━━━━━ DATA TO PROCESS ━━━━━
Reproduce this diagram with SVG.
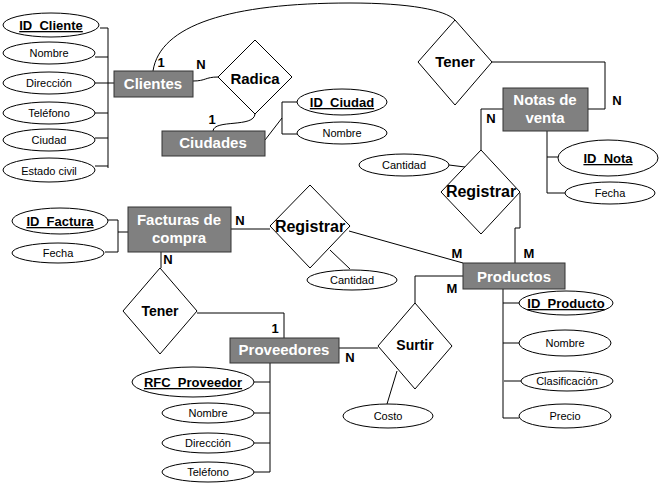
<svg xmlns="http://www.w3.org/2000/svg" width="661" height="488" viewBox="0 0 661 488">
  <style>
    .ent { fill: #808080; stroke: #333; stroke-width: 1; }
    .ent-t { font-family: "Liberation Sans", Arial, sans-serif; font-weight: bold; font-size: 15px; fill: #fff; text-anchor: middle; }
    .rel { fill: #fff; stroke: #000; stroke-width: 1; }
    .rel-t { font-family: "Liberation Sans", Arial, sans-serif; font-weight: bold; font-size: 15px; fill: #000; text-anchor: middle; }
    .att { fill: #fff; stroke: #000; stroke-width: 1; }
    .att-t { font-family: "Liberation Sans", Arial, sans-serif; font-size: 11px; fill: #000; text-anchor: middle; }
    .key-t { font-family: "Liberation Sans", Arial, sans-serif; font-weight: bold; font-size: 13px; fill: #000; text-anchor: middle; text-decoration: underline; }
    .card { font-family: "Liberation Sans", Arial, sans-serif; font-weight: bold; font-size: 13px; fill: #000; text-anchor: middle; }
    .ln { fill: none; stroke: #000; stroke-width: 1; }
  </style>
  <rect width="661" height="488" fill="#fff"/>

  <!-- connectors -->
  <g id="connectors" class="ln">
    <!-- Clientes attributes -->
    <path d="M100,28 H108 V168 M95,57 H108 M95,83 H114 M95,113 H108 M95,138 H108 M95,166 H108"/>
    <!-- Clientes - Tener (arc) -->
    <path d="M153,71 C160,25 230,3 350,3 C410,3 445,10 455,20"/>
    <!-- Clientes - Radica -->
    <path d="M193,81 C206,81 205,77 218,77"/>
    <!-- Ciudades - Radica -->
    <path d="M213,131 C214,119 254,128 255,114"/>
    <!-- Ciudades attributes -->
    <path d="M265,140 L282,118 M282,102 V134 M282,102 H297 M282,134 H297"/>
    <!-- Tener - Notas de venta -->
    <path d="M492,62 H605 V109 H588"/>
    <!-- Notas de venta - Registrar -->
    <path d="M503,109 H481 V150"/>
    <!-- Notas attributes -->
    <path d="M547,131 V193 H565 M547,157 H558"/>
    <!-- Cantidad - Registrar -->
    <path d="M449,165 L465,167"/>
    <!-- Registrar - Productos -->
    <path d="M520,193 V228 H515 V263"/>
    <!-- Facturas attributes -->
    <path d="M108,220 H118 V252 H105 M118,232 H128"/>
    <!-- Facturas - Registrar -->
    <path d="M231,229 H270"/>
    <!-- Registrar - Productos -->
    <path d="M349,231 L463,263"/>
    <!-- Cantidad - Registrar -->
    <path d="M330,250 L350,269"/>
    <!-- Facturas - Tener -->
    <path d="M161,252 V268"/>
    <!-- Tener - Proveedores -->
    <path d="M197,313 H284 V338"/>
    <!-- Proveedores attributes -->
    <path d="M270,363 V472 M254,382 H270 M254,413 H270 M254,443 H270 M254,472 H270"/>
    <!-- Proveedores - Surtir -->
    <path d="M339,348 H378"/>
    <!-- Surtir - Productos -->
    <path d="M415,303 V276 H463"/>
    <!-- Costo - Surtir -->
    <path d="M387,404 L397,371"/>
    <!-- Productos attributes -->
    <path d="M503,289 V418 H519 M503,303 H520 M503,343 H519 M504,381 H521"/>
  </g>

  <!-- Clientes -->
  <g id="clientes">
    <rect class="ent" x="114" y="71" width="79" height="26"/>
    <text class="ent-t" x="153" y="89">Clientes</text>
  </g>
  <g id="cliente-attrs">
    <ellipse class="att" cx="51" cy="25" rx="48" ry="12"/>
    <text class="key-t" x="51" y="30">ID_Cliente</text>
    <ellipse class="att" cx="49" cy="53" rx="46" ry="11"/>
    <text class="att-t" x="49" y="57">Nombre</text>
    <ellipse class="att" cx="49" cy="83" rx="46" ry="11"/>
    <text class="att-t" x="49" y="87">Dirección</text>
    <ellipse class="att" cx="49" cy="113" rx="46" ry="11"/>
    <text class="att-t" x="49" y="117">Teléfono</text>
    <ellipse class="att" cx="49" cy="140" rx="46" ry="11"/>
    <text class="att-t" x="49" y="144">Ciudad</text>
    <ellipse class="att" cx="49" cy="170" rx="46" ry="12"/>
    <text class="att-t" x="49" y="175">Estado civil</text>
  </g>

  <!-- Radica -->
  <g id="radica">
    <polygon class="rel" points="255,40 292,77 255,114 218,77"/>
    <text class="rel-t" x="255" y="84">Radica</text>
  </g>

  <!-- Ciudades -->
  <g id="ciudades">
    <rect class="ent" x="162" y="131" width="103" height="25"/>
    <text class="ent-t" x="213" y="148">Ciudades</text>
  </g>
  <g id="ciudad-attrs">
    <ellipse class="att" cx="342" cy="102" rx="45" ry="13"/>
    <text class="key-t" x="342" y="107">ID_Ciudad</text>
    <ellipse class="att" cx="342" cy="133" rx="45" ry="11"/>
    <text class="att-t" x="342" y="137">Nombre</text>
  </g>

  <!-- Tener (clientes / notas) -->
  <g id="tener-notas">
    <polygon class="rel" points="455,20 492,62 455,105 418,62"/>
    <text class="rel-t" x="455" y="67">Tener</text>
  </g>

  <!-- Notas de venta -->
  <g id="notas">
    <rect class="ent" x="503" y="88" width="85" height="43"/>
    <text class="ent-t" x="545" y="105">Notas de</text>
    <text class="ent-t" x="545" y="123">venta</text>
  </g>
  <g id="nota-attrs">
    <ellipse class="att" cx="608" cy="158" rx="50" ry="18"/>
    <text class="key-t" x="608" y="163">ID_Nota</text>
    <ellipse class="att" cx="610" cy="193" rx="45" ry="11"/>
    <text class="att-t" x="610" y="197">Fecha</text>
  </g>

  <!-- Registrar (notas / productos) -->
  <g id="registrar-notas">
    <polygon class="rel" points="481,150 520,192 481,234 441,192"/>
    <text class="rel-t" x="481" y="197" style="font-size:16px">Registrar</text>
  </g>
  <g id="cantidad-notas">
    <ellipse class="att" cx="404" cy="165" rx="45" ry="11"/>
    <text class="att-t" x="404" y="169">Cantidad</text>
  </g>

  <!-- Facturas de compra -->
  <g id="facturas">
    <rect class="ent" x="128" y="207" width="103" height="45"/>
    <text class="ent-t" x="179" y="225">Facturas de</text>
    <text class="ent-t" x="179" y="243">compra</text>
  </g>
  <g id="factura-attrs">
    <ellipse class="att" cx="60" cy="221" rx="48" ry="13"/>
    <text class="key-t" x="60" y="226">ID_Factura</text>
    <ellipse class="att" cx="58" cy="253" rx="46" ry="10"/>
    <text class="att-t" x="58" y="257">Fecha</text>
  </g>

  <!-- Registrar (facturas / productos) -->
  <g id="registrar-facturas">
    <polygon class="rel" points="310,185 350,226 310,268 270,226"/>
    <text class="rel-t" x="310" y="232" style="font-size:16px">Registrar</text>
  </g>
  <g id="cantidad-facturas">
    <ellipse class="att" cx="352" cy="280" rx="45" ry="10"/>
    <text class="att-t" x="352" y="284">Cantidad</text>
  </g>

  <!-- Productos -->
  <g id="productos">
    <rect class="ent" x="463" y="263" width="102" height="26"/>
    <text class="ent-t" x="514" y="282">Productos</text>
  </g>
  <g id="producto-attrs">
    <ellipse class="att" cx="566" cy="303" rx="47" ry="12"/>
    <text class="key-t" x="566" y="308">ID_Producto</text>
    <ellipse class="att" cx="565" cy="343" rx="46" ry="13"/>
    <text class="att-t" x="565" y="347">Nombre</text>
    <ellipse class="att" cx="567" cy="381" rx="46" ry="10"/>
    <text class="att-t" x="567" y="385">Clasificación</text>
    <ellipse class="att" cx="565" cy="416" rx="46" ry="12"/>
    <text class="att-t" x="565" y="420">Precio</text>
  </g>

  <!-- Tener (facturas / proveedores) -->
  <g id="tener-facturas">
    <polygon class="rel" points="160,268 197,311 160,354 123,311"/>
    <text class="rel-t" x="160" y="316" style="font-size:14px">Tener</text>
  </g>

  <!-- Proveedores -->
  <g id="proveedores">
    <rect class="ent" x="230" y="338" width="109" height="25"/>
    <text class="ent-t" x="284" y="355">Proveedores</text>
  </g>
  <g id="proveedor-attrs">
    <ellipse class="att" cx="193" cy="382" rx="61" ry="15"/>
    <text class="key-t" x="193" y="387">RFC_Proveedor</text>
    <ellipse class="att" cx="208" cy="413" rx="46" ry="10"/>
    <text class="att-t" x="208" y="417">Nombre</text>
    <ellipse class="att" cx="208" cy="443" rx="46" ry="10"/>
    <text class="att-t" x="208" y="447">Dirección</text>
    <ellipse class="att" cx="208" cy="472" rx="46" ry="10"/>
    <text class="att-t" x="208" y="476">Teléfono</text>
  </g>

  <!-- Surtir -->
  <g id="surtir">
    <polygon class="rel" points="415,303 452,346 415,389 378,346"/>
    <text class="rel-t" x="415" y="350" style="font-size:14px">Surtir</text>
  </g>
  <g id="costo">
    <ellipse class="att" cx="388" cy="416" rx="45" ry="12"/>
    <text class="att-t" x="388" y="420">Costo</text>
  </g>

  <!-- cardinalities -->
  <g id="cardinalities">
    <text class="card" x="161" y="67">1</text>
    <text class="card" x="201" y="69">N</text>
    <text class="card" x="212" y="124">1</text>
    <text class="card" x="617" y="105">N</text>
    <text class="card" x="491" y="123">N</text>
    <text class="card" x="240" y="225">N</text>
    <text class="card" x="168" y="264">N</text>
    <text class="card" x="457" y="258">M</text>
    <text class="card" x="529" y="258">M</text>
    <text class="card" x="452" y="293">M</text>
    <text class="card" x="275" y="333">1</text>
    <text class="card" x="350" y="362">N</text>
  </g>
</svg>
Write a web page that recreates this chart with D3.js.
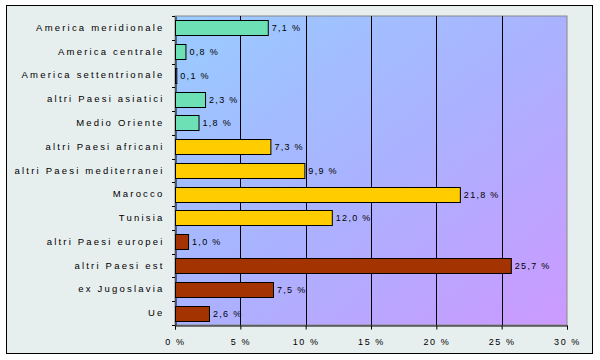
━━━━━
• [WORK INSTRUCTIONS]
Go through the records and show every line with the string "this" in it.

• [SOLUTION]
Reproduce this diagram with SVG.
Write a web page that recreates this chart with D3.js.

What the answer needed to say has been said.